MR DAVID VARNEY, MR PAUL GRAY AND MISS SARAH WALKER

12 OCTOBER 2005

  Q80  Mr Mudie: Mr Varney, with a great deal of respect, this is a family in hardship because of you claiming back overpayments—and they are disputing it. You are asked to stop the repayments until the dispute is settled. That does not need a computer system. That needs a decision from someone in the department with regard to overpayments, for suspension where there is a dispute and there is hardship. Is there a facility outside this computer system to allow that to happen?

  Mr Varney: There is. We are considering at this moment—

  Q81  Mr Mudie: No.

  Mr Varney: Could I please—

  Q82  Mr Mudie: That is—

  Mr Varney: Either I am allowed to respond.

  Q83  Mr Mudie: You say you are considering.

  Mr Varney: If you want a conversation with yourself.

  Q84  Mr Mudie: I have asked you a question: Is it happening?

  Mr Varney: And I am trying to answer it.

  Mr Mudie: Is there a suspension?

  Q85  Chairman: Come on, let us have the answer.

  Mr Varney: We are not currently able to do it with the computer. We are trying to establish a process of manual intervention which does not end up with the same set of issues we have had before on manual interventions which create more problems than they solve. It is not a case of being complacent. I have spent a lot of time on this issue, not surprisingly. As I have said to you, it is an important part of our business and we want to get it right. We have been putting advice as to what the implications are of manual interventions. Manual interventions are not without risk, as I have said.

  Q86  Mr Mudie: When did you tell the Minister about them?

  Mr Varney: We have had a series of correspondence with the Minister, exploring, going back in to see what the computer system can do, trying to bring in specialists to see what we could do with the computer system. The last thing I want to do is hazard the computer system, to lose the ground we have gained in the last 12 months in terms of its stability.

  Q87  Mr Mudie: I understand Mr Gray to say that was going to take 12 months.

  Mr Varney: Yes.

  Q88 Mr Mudie: You are telling this Committee that something asked on 26 May by the Minister, something asked and told to Parliament the following month by the same Minister, about easing hardship to poor individuals/families will not be implemented a year later.

  Chairman: We are talking about whether we can find a manual workaround which we can introduce which will not have adverse consequences.

  Q89  Mr Mudie: I understand that but that is technical stuff for a committee.
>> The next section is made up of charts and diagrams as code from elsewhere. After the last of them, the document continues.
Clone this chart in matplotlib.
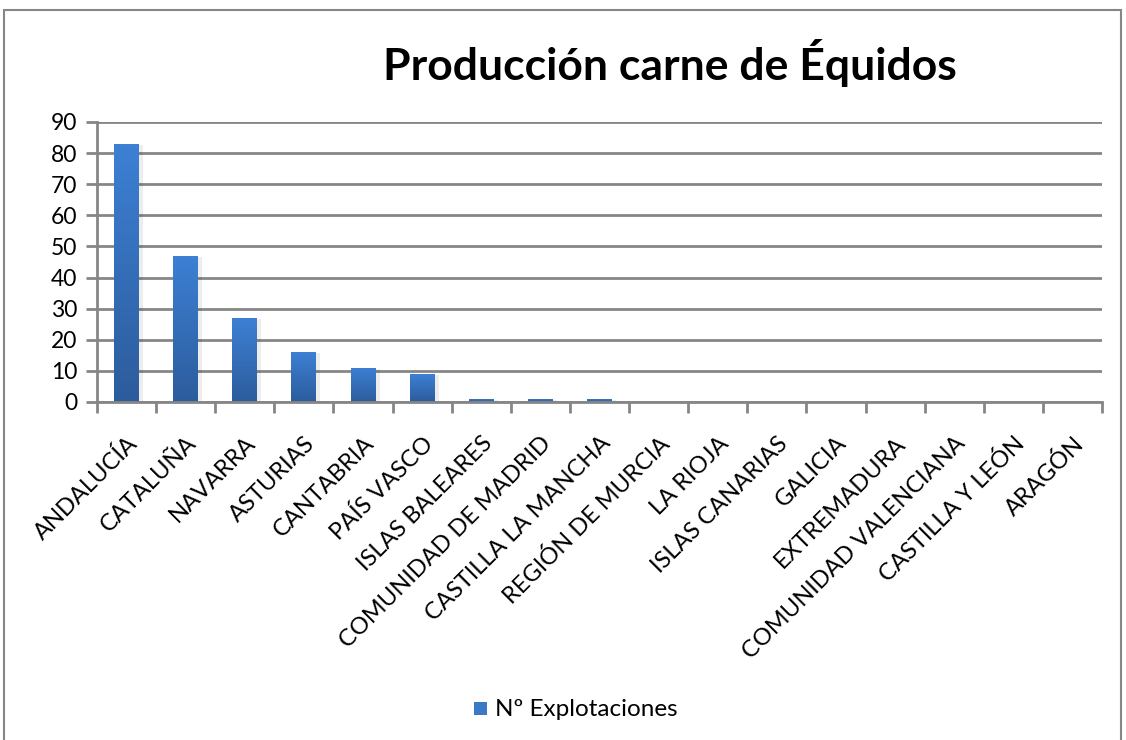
import matplotlib
matplotlib.use("Agg")
import matplotlib.pyplot as plt
import numpy as np
from matplotlib.patches import Rectangle
from matplotlib.colors import LinearSegmentedColormap

categories = ["ANDALUCÍA", "CATALUÑA", "NAVARRA", "ASTURIAS", "CANTABRIA", "PAÍS VASCO",
              "ISLAS BALEARES", "COMUNIDAD DE MADRID", "CASTILLA LA MANCHA", "REGIÓN DE MURCIA",
              "LA RIOJA", "ISLAS CANARIAS", "GALICIA", "EXTREMADURA", "COMUNIDAD VALENCIANA",
              "CASTILLA Y LEÓN", "ARAGÓN"]
values = [83, 47, 27, 16, 11, 9, 1, 1, 1, 0, 0, 0, 0, 0, 0, 0, 0]
series_name = "Nº Explotaciones"
title = "Producción carne de Équidos"
yticks = list(range(0, 100, 10))

plt.rcParams['font.family'] = ['Lato', 'DejaVu Sans']

W, H = 1126, 740
fig = plt.figure(figsize=(W / 100, H / 100), dpi=100)
fig.patch.set_facecolor("white")
# outer border
fig.add_artist(Rectangle((4 / W, -0.01), (1121 - 4) / W, (H - 10) / H + 0.01,
                         transform=fig.transFigure, fill=False, edgecolor="#868686", lw=1.5))

ax = fig.add_axes([97 / W, (H - 402) / H, (1102 - 97) / W, (402 - 122) / H])
n = len(categories)
x = np.arange(n)
bars = ax.bar(x, values, width=0.42, color="#3A78C8", zorder=3)

cmap = LinearSegmentedColormap.from_list("g", ["#2C5C9C", "#3D80D4"])
grad = np.linspace(0, 1, 256).reshape(-1, 1)
for b in bars:
    h = b.get_height()
    if h <= 0:
        continue
    x0 = b.get_x()
    w = b.get_width()
    # soft shadow
    ax.add_patch(Rectangle((x0 + 0.03, 0), w + 0.04, h - 0.3, color="#000000", alpha=0.07,
                           zorder=2, lw=0))
    im = ax.imshow(grad, extent=(x0, x0 + w, 0, h), origin="lower", aspect="auto",
                   cmap=cmap, zorder=4)
    im.set_clip_path(b)

ax.set_xlim(-0.5, n - 0.5)
ax.set_ylim(0, 90)
ax.set_yticks(yticks)
ax.set_yticklabels([str(t) for t in yticks], fontsize=16.5)
ax.yaxis.grid(True, color="#868686", lw=2, zorder=1)
ax.set_axisbelow(True)

for s in ["top", "right"]:
    ax.spines[s].set_visible(False)
for s in ["left", "bottom"]:
    ax.spines[s].set_color("#868686")
    ax.spines[s].set_linewidth(2)
    ax.spines[s].set_zorder(5)

ax.tick_params(axis="y", length=8, width=2, color="#868686", pad=6)
ax.set_xticks(np.arange(-0.5, n, 1.0), minor=False)
ax.set_xticklabels([])
ax.tick_params(axis="x", which="major", length=8, width=2, color="#868686")
ax.set_xticks(x, minor=True)
ax.set_xticklabels(categories, minor=True, rotation=45, ha="right", va="top",
                   rotation_mode="anchor", fontsize=17)
ax.tick_params(axis="x", which="minor", length=0, pad=22)

fig.text(670 / W, 1 - 63 / H, title, fontsize=32, fontweight="bold", ha="center", va="center")

# legend
fig.add_artist(Rectangle((474 / W, 1 - 715 / H), 13 / W, 13 / H, transform=fig.transFigure,
                         facecolor="#3A78C8", edgecolor="none"))
fig.text(495 / W, 1 - 710 / H, series_name, fontsize=17.5, ha="left", va="center")

fig.savefig("out.png", dpi=100, facecolor="white")
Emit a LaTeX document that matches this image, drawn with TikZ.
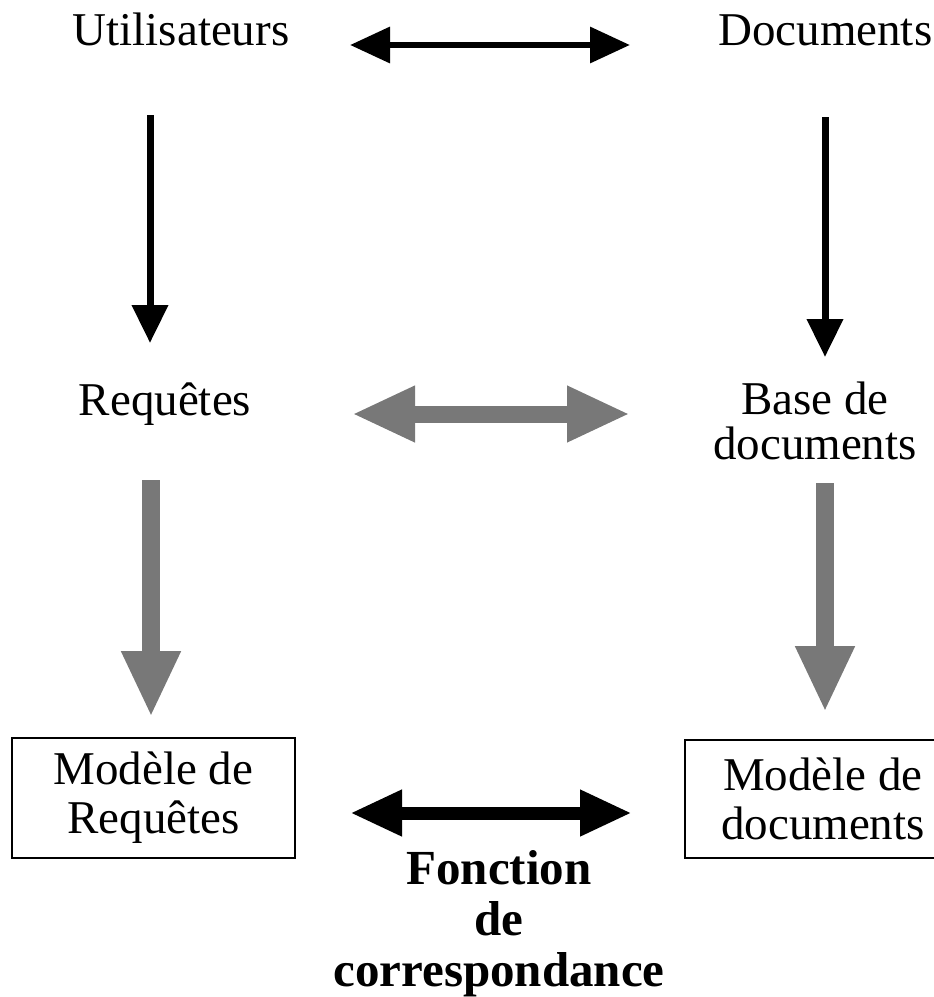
\documentclass[tikz,border=0pt]{standalone}
\usepackage{fontspec}
\setmainfont{Liberation Serif}
\usetikzlibrary{arrows.meta}
\definecolor{dither}{gray}{0.47}
\begin{document}
\begin{tikzpicture}[x=1pt,y=-1pt,
  lbl/.style={font=\fontsize{47}{49}\selectfont, inner sep=0pt, align=center},
  modelbox/.style={lbl, draw, line width=2pt},
  blackarrow/.style={draw=black, line width=6.5pt,
    {Triangle[length=40pt,width=35pt]}-{Triangle[length=40pt,width=35pt]}},
  blackdown/.style={draw=black, line width=7pt,
    -{Triangle[length=38pt,width=35pt]}},
  grayarrow/.style={draw=dither, line width=17pt,
    {Triangle[length=63pt,width=52pt]}-{Triangle[length=63pt,width=52pt]}},
  graydown/.style={draw=dither, line width=18pt,
    -{Triangle[length=66pt,width=55pt]}},
  boldarrow/.style={draw=black, line width=13pt,
    {Triangle[length=52pt,width=43pt]}-{Triangle[length=52pt,width=43pt]}}
]
\useasboundingbox (0,0) rectangle (934,997);

% labels
\node[lbl, anchor=base] (util) at (181,45) {Utilisateurs};
\node[lbl, anchor=base west] (docs) at (718,45) {Documents};
\node[lbl, anchor=base] (req) at (165,415) {Requêtes};
\node[lbl, font=\fontsize{47}{45}\selectfont] (based) at (815,421) {Base de\\documents};

% model boxes
\node[modelbox, minimum width=283pt, minimum height=120pt] (mreq) at (153.5,798) {Modèle de\\Requêtes};
\node[modelbox, minimum width=276pt, minimum height=118pt] (mdoc) at (823,799) {Modèle de\\documents};

% matching function label
\node[lbl, font=\bfseries\fontsize{49}{51}\selectfont] (fonc) at (499,924) {Fonction\\de\\correspondance};

% arrow end points
\coordinate (ua) at (350,45);   \coordinate (da) at (630,45);
\coordinate (ud) at (150,115);  \coordinate (rq) at (150,343);
\coordinate (dd) at (825,117);  \coordinate (bd) at (825,357);
\coordinate (ra) at (352,414);  \coordinate (ba) at (630,414);
\coordinate (rqd) at (151,480); \coordinate (mrq) at (151,717);
\coordinate (bdd) at (825,483); \coordinate (mdc) at (825,712);
\coordinate (ma) at (350,813);  \coordinate (mb) at (632,813);

% connectors
\draw[blackarrow] (ua) -- (da);
\draw[blackdown] (ud) -- (rq);
\draw[blackdown] (dd) -- (bd);
\draw[grayarrow] (ra) -- (ba);
\draw[graydown] (rqd) -- (mrq);
\draw[graydown] (bdd) -- (mdc);
\draw[boldarrow] (ma) -- (mb);
\end{tikzpicture}
\end{document}
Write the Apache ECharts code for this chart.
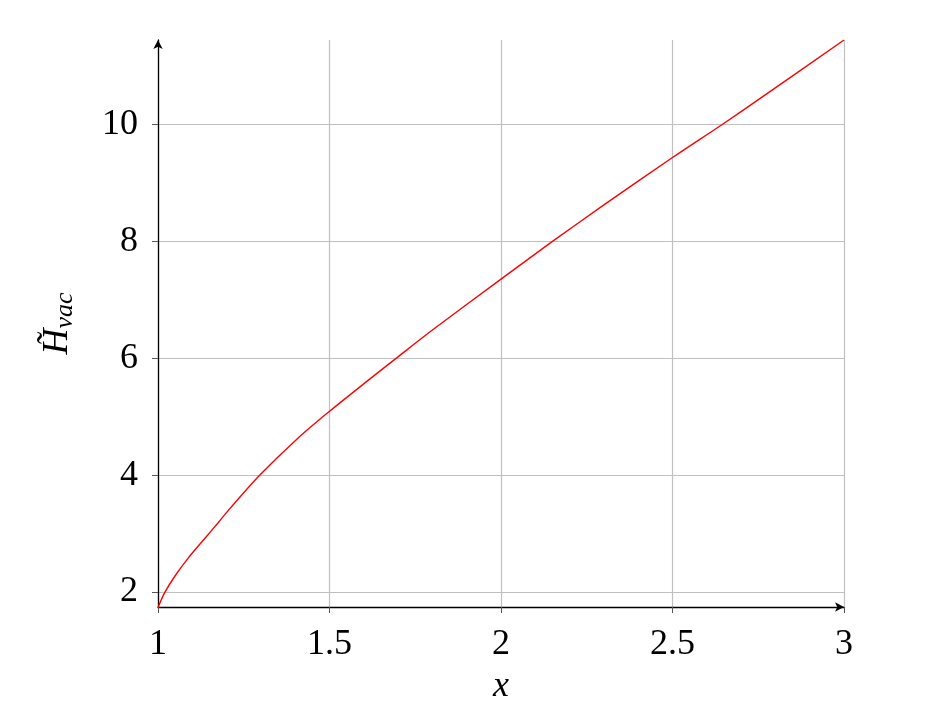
<!DOCTYPE html>
<html>
<head>
<meta charset="utf-8">
<script src="https://cdn.jsdelivr.net/npm/echarts@6/dist/echarts.min.js"></script>
<style>html,body{margin:0;padding:0;background:#fff;}#c{width:929px;height:725px;}</style>
</head>
<body>
<div id="c"></div>
<script>
const xValues = [1, 1.0195, 1.049, 1.088, 1.137, 1.176, 1.21, 1.297, 1.404, 1.5, 1.617, 1.695, 1.8, 2.0, 2.151, 2.3, 2.5, 2.646, 2.743, 3.0];
const hValues = [1.736, 1.99, 2.27, 2.58, 2.92, 3.19, 3.43, 4.0, 4.61, 5.09, 5.64, 6.0, 6.48, 7.35, 8.0, 8.62, 9.43, 10.0, 10.39, 11.44];
const yTicks = [2, 4, 6, 8, 10];
const xMin = 1, xMax = 3, xStep = 0.5;
const yMin = 1.744, yMax = 11.44;

const font = '"Liberation Serif", "DejaVu Serif", serif';
const chart = echarts.init(document.getElementById('c'));
chart.setOption({
  animation: false,
  grid: {left: 158, right: 85, top: 40, bottom: 118},
  xAxis: {
    type: 'value', min: xMin, max: xMax, interval: xStep,
    name: 'x', nameLocation: 'middle', nameGap: 62,
    nameTextStyle: {fontFamily: font, fontStyle: 'italic', fontSize: 36, color: '#000'},
    axisLine: {show: true, symbol: ['none', 'arrow'], symbolSize: [7, 9], lineStyle: {color: '#000', width: 1.3}},
    axisTick: {show: true, inside: false, length: 6, lineStyle: {color: '#555'}},
    axisLabel: {fontFamily: font, fontSize: 36, color: '#000', margin: 20,
      formatter: v => String(v)},
    splitLine: {show: true, lineStyle: {color: '#c0c0c0', width: 1.2}}
  },
  yAxis: {
    type: 'value', min: yMin, max: yMax,
    name: '{h|H\u0303}{s|vac}', nameLocation: 'middle', nameGap: 80, nameRotate: 90,
    nameTextStyle: {
      rich: {
        h: {fontFamily: font, fontStyle: 'italic', fontSize: 36, color: '#000'},
        s: {fontFamily: font, fontStyle: 'italic', fontSize: 26, color: '#000', padding: [14, 0, 0, 0]}
      }
    },
    axisLine: {show: true, symbol: ['none', 'arrow'], symbolSize: [7, 9], lineStyle: {color: '#000', width: 1.3}},
    axisTick: {show: true, length: 6, customValues: yTicks, lineStyle: {color: '#555'}},
    axisLabel: {fontFamily: font, fontSize: 36, color: '#000', margin: 20, customValues: yTicks},
    splitLine: {show: true, lineStyle: {color: '#c0c0c0', width: 1.2}}
  },
  series: [{
    type: 'line',
    data: xValues.map((x, i) => [x, hValues[i]]),
    showSymbol: false,
    smooth: 0.3,
    lineStyle: {color: '#ff0000', width: 1.4},
    clip: true
  }]
});
</script>
</body>
</html>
A family out there who are in dispute with you and are in hardship you cannot manually and will not manually stop the repayments.

  Mr Varney: We can deal with hardship. We have provision to deal with hardship.

  Miss Walker: Yes. In cases of hardship—

  Q90  Mr Mudie: That is what the Minister asked.

  Miss Walker: In cases of hardship we already are able to restore the full amount of the entitlement whether or not there is a dispute about the overpayment and to agree extended terms for the repayment.

  Q91  Mr Mudie: When did that take effect?

  Miss Walker: That has always been the case.

  Q92  Mr Mudie: Why did the Minister ask this?

  Miss Walker: I think the question is broader, about suspending recovery of all the disputed overpayments, whether or not there is actual hardship.

  Q93  Mr Mudie: No, she specifically said "hardship".

  Miss Walker: In that case, that facility is already available.

  Q94  Mr Mudie: Mr Varney has already demonstrated his feelings about the Ombudsman. But the Ombudsman made 12 recommendations in her special report on tax credits. Which of the 12 have not been accepted?

  Mr Varney: I have not made my feelings clear about the Ombudsman. I have been working with her and with her office to improve the delivery of new tax credits, which is actually a shared objective. There is one that has not been accepted, which is the recommendation in terms of the amnesty which she has made.

  Q95  Mr Mudie: Recommendation 10.

  Mr Varney: Yes, 10.

  Q96  Mr Mudie: You have not accepted 11, I presume. Statutory test.

  Mr Varney: We have been asked to give consideration to it.

  Q97  Mr Mudie: You are still considering it.

  Mr Varney: We are still considering it.

  Q98  Mr Mudie: And 12, a different model. Are you just looking at them now?

  Mr Varney: No, I am not just looking at them now but I want to make sure. I could also say you are just looking at them now: you are doing the same as me.

  Q99  Mr Mudie: No, no.

  Mr Varney: I am trying to make sure we are talking about the same clause and the same recommendations. I do not carry them in my head.